If history is subjective and inevitably incomplete, though, is there any point in researching it?  I started to ask in the Ott/McCall/Joncas session if these directors didn’t still want to learn as much as possible about the historical context of whatever they were directing, but I concluded that the question answers itself.  Then another person attending the session asked a more penetrating question: What if an invention, well-intentioned but born in part of a lack of information, becomes a cultural misappropriation? When is it acceptable to use another’s story for our own artistic purposes?
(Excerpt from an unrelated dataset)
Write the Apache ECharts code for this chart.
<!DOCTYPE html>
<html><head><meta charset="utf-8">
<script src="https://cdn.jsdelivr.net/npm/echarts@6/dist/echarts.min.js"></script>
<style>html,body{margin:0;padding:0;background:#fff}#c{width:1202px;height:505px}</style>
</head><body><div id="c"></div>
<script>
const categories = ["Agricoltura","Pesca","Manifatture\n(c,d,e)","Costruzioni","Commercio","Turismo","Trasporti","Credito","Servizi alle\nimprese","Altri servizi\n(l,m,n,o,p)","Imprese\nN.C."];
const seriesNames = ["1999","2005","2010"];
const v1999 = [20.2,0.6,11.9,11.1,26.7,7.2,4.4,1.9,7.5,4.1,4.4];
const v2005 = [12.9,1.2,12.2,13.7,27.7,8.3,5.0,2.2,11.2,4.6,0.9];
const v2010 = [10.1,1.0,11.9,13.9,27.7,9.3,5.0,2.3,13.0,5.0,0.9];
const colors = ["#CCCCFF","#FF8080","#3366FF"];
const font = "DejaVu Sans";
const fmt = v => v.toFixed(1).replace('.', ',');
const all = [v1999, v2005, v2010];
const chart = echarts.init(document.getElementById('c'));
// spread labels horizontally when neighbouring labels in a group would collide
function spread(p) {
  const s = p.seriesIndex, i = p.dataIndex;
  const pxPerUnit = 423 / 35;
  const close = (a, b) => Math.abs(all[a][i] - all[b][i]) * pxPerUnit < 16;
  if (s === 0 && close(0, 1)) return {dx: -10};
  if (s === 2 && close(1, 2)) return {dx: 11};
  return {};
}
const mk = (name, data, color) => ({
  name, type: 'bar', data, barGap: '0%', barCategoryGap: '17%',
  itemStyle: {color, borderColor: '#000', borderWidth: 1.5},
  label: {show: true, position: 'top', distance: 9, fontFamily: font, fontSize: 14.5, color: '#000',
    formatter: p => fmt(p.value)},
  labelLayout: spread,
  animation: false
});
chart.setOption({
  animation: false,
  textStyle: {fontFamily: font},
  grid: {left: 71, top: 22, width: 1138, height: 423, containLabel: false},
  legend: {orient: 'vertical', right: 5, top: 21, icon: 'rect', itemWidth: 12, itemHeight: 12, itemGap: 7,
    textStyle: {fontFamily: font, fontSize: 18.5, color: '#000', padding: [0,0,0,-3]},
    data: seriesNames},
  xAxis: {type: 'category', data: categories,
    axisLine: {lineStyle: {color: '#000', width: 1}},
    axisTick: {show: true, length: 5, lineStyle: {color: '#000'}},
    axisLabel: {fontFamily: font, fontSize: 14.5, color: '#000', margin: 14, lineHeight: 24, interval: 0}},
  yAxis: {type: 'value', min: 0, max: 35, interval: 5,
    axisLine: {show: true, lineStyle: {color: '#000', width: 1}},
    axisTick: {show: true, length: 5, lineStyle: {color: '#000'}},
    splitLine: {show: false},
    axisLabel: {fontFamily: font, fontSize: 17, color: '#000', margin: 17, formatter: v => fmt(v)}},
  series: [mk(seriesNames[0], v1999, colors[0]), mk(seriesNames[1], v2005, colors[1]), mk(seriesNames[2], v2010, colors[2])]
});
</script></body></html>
Joncas had a provocative answer, and one I hope is right: “When it’s good.”  Maybe we can never know as much as we would like, or as others might think we should, about the contexts of the plays we direct, and certainly we can never know it all.  But if we come to know as much as we can, inquiring and collaborating with an open mind and voracious curiosity with our dramaturgs and other team members, if we work with respect and integrity, and if, in the end, our productions are worthy of being called “art,” perhaps we can hope that is enough.